A 92-year-old woman who works at a Wendy’s restaurant in Ohio says she doesn’t plan on quitting anytime soon.

“I’m going to stay as long as I can,” Susie Kelly told The Parkersburg News and Sentinel. She works at a restaurant in Marietta, a small city in southeast Ohio on the border with West Virginia.

“I do the work for my own therapy, because if I didn’t have something to get out and go I would just sit at home,” Kelly said. “It puts me out among people.”

Kelly, who has worked at the restaurant since it opened in the early 2000s after pivoting from home healthcare, cleans the tables, washes trays, and cleans the restrooms but doesn’t help prepare food, The News and Sentinel reported.

“I try to keep things straightened up,” Kelly told the publication. “I talk with the people who come in.”

“She interacts with everyone in the dining room, cleans the tables and carries little mints around,” District Manager Jason Blair told The News and Sentinel. “She wouldn’t walk past a person and not say hello.

“Things would run so much smoother if there were more people like her,” General Manager Nina Male told the outlet.

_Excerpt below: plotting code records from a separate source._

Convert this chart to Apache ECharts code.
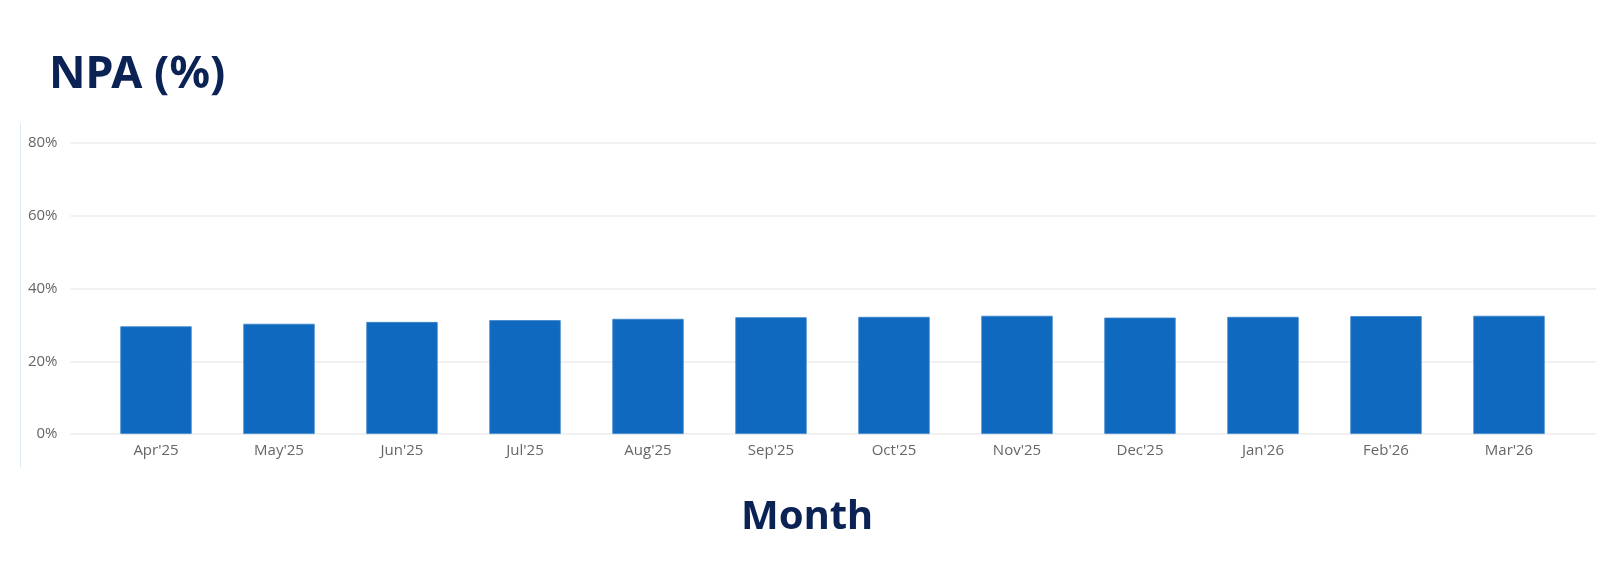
<!DOCTYPE html>
<html>
<head>
<meta charset="utf-8">
<script src="https://cdn.jsdelivr.net/npm/echarts@6/dist/echarts.min.js"></script>
<style>
html,body{margin:0;padding:0;background:#fff;}
#c{width:1603px;height:569px;}
</style>
</head>
<body>
<div id="c"></div>
<script>
const categories = ["Apr'25","May'25","Jun'25","Jul'25","Aug'25","Sep'25","Oct'25","Nov'25","Dec'25","Jan'26","Feb'26","Mar'26"];
const npaValues = [29.6, 30.3, 30.8, 31.3, 31.65, 32.1, 32.2, 32.5, 32.0, 32.2, 32.4, 32.5];
const yTicks = { min: 0, max: 80, interval: 20 };
const titleText = 'NPA (%)';
const xAxisTitle = 'Month';

const chart = echarts.init(document.getElementById('c'), null, {renderer:'canvas'});
const labelFont = {fontFamily:'Open Sans', fontSize:15, color:'#666666'};
chart.setOption({
  animation:false,
  backgroundColor:'#ffffff',
  title:{
    text:titleText, left:44, top:48,
    textStyle:{fontFamily:'Noto Sans', fontWeight:'bold', fontSize:45, color:'#0b2255'}
  },
  graphic:[
    {type:'line', shape:{x1:20.5,y1:123,x2:20.5,y2:468}, style:{stroke:'#dcedfa', lineWidth:1}},
    {type:'text', left:805-64, top:498, style:{text:xAxisTitle, fontFamily:'Noto Sans', fontWeight:'bold', fontSize:40, fill:'#0b2255'}}
  ],
  grid:[
    {left:94.5, right:32.5, top:143, bottom:135},
    {left:70.5, right:7, top:143, bottom:135}
  ],
  xAxis:[
    {type:'category', gridIndex:0, data:categories,
     axisLine:{show:false}, axisTick:{show:false},
     axisLabel:Object.assign({margin:9}, labelFont)},
    {type:'value', gridIndex:1, min:0, max:1, show:false}
  ],
  yAxis:[
    {type:'value', gridIndex:0, min:yTicks.min, max:yTicks.max, interval:yTicks.interval, show:false},
    {type:'value', gridIndex:1, min:yTicks.min, max:yTicks.max, interval:yTicks.interval,
     axisLine:{show:false}, axisTick:{show:false},
     splitLine:{show:true, lineStyle:{color:'#ececec', width:1.5}},
     axisLabel:Object.assign({margin:13, formatter:'{value}%'}, labelFont)}
  ],
  series:[{
    type:'bar', xAxisIndex:0, yAxisIndex:0, data:npaValues,
    barWidth:'58%',
    itemStyle:{color:'#0f69bf', borderColor:'#3a85cc', borderWidth:0.8},
    z:3
  }]
});
</script>
</body>
</html>
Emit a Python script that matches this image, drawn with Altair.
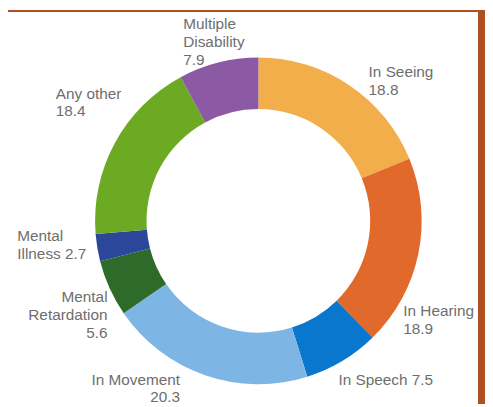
import altair as alt
import pandas as pd

categories = ["In Seeing", "In Hearing", "In Speech", "In Movement",
              "Mental Retardation", "Mental Illness", "Any other", "Multiple Disability"]
values = [18.8, 18.9, 7.5, 20.3, 5.6, 2.7, 18.4, 7.9]
label_heads = ["In Seeing", "In Hearing", "In Speech", "In Movement",
               "Mental\nRetardation", "Mental\nIllness", "Any other", "Multiple\nDisability"]
label_seps = ["\n", "\n", " ", "\n", "\n", " ", "\n", "\n"]
colors = ["#F2AE4B", "#E0692B", "#0A77CF", "#7DB5E5",
          "#2E6B2A", "#2B479A", "#6DAA24", "#8C5AA5"]

df = pd.DataFrame({
    "category": categories,
    "value": values,
    "idx": list(range(len(categories))),
    "label": [f"{h}{s}{v}" for h, s, v in zip(label_heads, label_seps, values)],
})

W, H = 482, 398
CX, CY = 253, 213
BORDER = "#AF4F24"
TEXT = "#6E6E6E"

base = alt.Chart(df)

theta = alt.Theta("value:Q", stack=True)
order = alt.Order("idx:Q", sort="ascending")

arcs = base.mark_arc(radius=165, radius2=113, stroke=None).encode(
    theta=theta,
    order=order,
    color=alt.Color("category:N", scale=alt.Scale(domain=categories, range=colors), legend=None),
    x=alt.value(CX),
    y=alt.value(CY),
)

label_style = {
    "In Seeing": ("left", 14, 0),
    "In Hearing": ("left", -25, 61),
    "In Speech": ("left", -9, 16),
    "In Movement": ("right", -22, 0),
    "Mental Retardation": ("right", 7, 10),
    "Mental Illness": ("left", -71, -8),
    "Any other": ("left", -51, -40),
    "Multiple Disability": ("left", -33, -24),
}

texts = []
for cat in categories:
    al, dx, dy = label_style[cat]
    t = base.mark_text(
        radius=175, align=al, baseline="alphabetic", dx=dx, dy=dy,
        fontSize=15.5, font="Liberation Sans", color=TEXT,
        lineBreak="\n", lineHeight=18,
    ).encode(
        theta=theta,
        order=order,
        text=alt.condition(f"datum.category == '{cat}'", "label:N", alt.value("")),
        x=alt.value(CX),
        y=alt.value(CY),
    )
    texts.append(t)

top_band = alt.Chart(df).mark_rect(color=BORDER).encode(
    x=alt.value(0), x2=alt.value(482), y=alt.value(0), y2=alt.value(2)
)
right_band = alt.Chart(df).mark_rect(color=BORDER).encode(
    x=alt.value(475), x2=alt.value(482), y=alt.value(0), y2=alt.value(H)
)

chart = alt.layer(arcs, *texts, top_band, right_band).properties(
    width=W, height=H, autosize=alt.AutoSizeParams(type="none"), padding=0,
    background="white",
).configure_view(stroke=None)

chart.save("out.html", embed_options={"renderer": "svg", "actions": False})
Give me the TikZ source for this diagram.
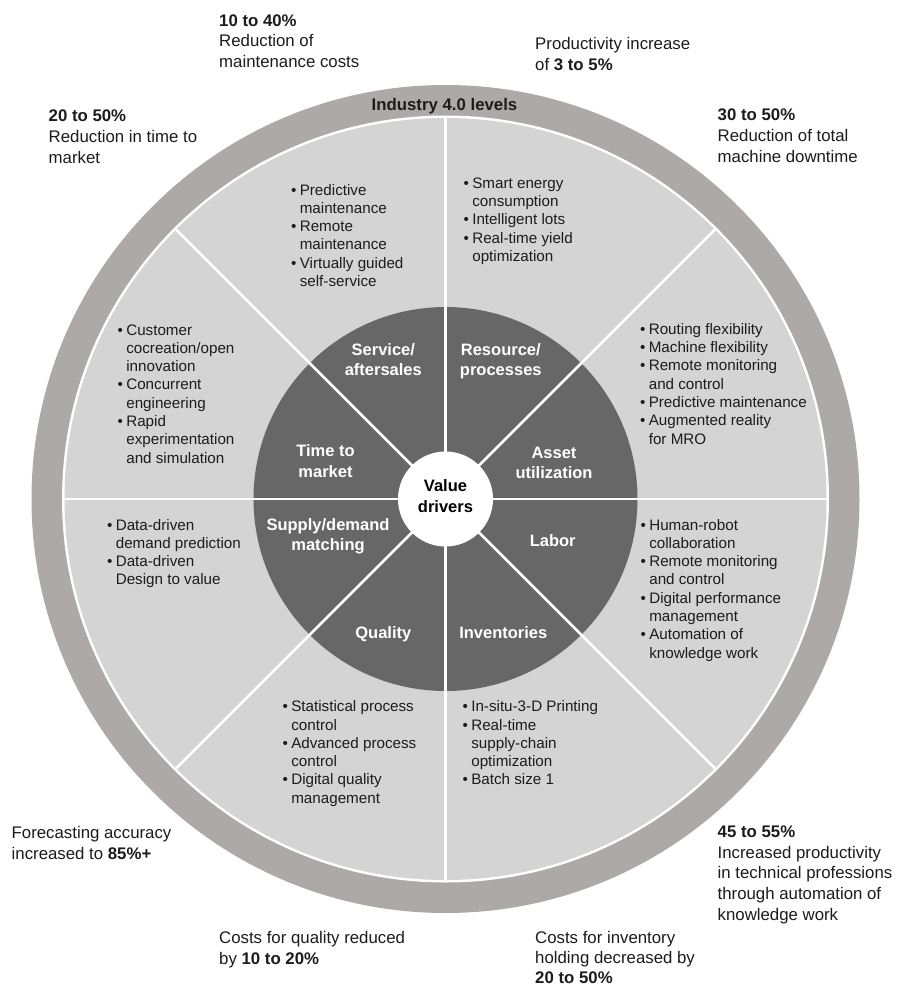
\documentclass[tikz,border=0pt]{standalone}
\usepackage{fontspec}
\setmainfont{Liberation Sans}
\definecolor{ringgray}{HTML}{ADA9A8}
\definecolor{lightgray}{HTML}{D4D4D4}
\definecolor{darkgray}{HTML}{676767}
\definecolor{txt}{HTML}{1C1C1C}
\newcommand{\lefttab}[1]{\begin{tabular}[t]{@{}l@{}}#1\end{tabular}}
\newcommand{\centtab}[1]{\begin{tabular}[t]{@{}c@{}}#1\end{tabular}}
\newcommand{\bitem}{\makebox[8.6pt][l]{•}}
\newcommand{\bcont}{\hspace*{8.6pt}}
\tikzset{
  outertext/.style={anchor=base west, inner sep=0pt, text=txt, font=\fontsize{16.8}{20.8}\selectfont},
  listtext/.style={anchor=base west, inner sep=0pt, text=txt, font=\fontsize{15.2}{18.3}\selectfont},
  seclabel/.style={anchor=base, inner sep=0pt, text=white, font=\bfseries\fontsize{16.5}{20.6}\selectfont},
  divider/.style={draw=white, line width=2.6pt},
}
\begin{document}
\begin{tikzpicture}[x=1pt,y=-1pt]
\useasboundingbox (0,0) rectangle (901,986);
\fill[white] (0,0) rectangle (901,986);
\coordinate (c) at (445.5,499);
% rings
\fill[ringgray] (c) circle[radius=414pt];
\fill[white] (c) circle[radius=383.5pt];
\fill[lightgray] (c) circle[radius=381pt];
\fill[darkgray] (c) circle[radius=192pt];
\foreach \a in {0,45,...,315}{
  \draw[divider] (c) -- ++(\a:381pt);
}
\fill[white] (c) circle[radius=47.5pt];

% ring title
\node[anchor=base, inner sep=0pt, text=txt, font=\bfseries\fontsize{16.8}{20.8}\selectfont] (title) at (444.5,110.7) {Industry 4.0 levels};

% sector labels
\node[seclabel] (service) at (383.3,355) {\centtab{Service/\\aftersales}};
\node[seclabel] (resource) at (500.8,355) {\centtab{Resource/\\processes}};
\node[seclabel] (time) at (325.5,456.7) {\centtab{Time to\\market}};
\node[seclabel] (asset) at (554,458) {\centtab{Asset\\utilization}};
\node[seclabel] (supply) at (328,530) {\centtab{Supply/demand\\matching}};
\node[seclabel] (labor) at (552.7,546.7) {Labor};
\node[seclabel] (quality) at (383.3,638.3) {Quality};
\node[seclabel] (invent) at (503.3,638.3) {Inventories};
\node[seclabel, text=black] (value) at (445.5,491.7) {\centtab{Value\\drivers}};

% bullet lists
\node[listtext] (lservice) at (291,195) {\lefttab{\bitem Predictive\\\bcont maintenance\\\bitem Remote\\\bcont maintenance\\\bitem Virtually guided\\\bcont self-service}};
\node[listtext] (lresource) at (463.5,188.3) {\lefttab{\bitem Smart energy\\\bcont consumption\\\bitem Intelligent lots\\\bitem Real-time yield\\\bcont optimization}};
\node[listtext] (lasset) at (640,334.3) {\lefttab{\bitem Routing flexibility\\\bitem Machine flexibility\\\bitem Remote monitoring\\\bcont and control\\\bitem Predictive maintenance\\\bitem Augmented reality\\\bcont for MRO}};
\node[listtext] (ltime) at (117.5,335) {\lefttab{\bitem Customer\\\bcont cocreation/open\\\bcont innovation\\\bitem Concurrent\\\bcont engineering\\\bitem Rapid\\\bcont experimentation\\\bcont and simulation}};
\node[listtext] (lsupply) at (107,530) {\lefttab{\bitem Data-driven\\\bcont demand prediction\\\bitem Data-driven\\\bcont Design to value}};
\node[listtext] (llabor) at (640.5,530) {\lefttab{\bitem Human-robot\\\bcont collaboration\\\bitem Remote monitoring\\\bcont and control\\\bitem Digital performance\\\bcont management\\\bitem Automation of\\\bcont knowledge work}};
\node[listtext] (lquality) at (282.5,711.7) {\lefttab{\bitem Statistical process\\\bcont control\\\bitem Advanced process\\\bcont control\\\bitem Digital quality\\\bcont management}};
\node[listtext] (linvent) at (462.5,711.7) {\lefttab{\bitem In-situ-3-D Printing\\\bitem Real-time\\\bcont supply-chain\\\bcont optimization\\\bitem Batch size 1}};

% outer texts
\node[outertext] (oservice) at (219,26) {\lefttab{\textbf{10 to 40\%}\\Reduction of\\maintenance costs}};
\node[outertext] (oresource) at (535,49.3) {\lefttab{Productivity increase\\of \textbf{3 to 5\%}}};
\node[outertext] (otime) at (48.5,121.7) {\lefttab{\textbf{20 to 50\%}\\Reduction in time to\\market}};
\node[outertext] (oasset) at (717.5,120.7) {\lefttab{\textbf{30 to 50\%}\\Reduction of total\\machine downtime}};
\node[outertext] (osupply) at (11.5,838.3) {\lefttab{Forecasting accuracy\\increased to \textbf{85\%+}}};
\node[outertext] (olabor) at (717.5,837.3) {\lefttab{\textbf{45 to 55\%}\\Increased productivity\\in technical professions\\through automation of\\knowledge work}};
\node[outertext] (oquality) at (219,943.5) {\lefttab{Costs for quality reduced\\by \textbf{10 to 20\%}}};
\node[outertext, font=\fontsize{16.8}{20.3}\selectfont] (oinvent) at (535,943) {\lefttab{Costs for inventory\\holding decreased by\\\textbf{20 to 50\%}}};
\end{tikzpicture}
\end{document}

The US has an aging population. As of 2020, 16.8% of the total population, or around 55.8 million people, were aged 65 or over, per Census Bureau data. Around 2.5 million were aged 90 or over.

The restaurant industry typically attracts younger workers, which could be because of the physical demands of the roles alongside the scheduling that often requires weekend and evening work.

The average age for workers in the industry is 29.5 years, according to 2022 data from the Bureau of Labor Statistics, and workers aged 65 and over make up just 3.1% of the industry.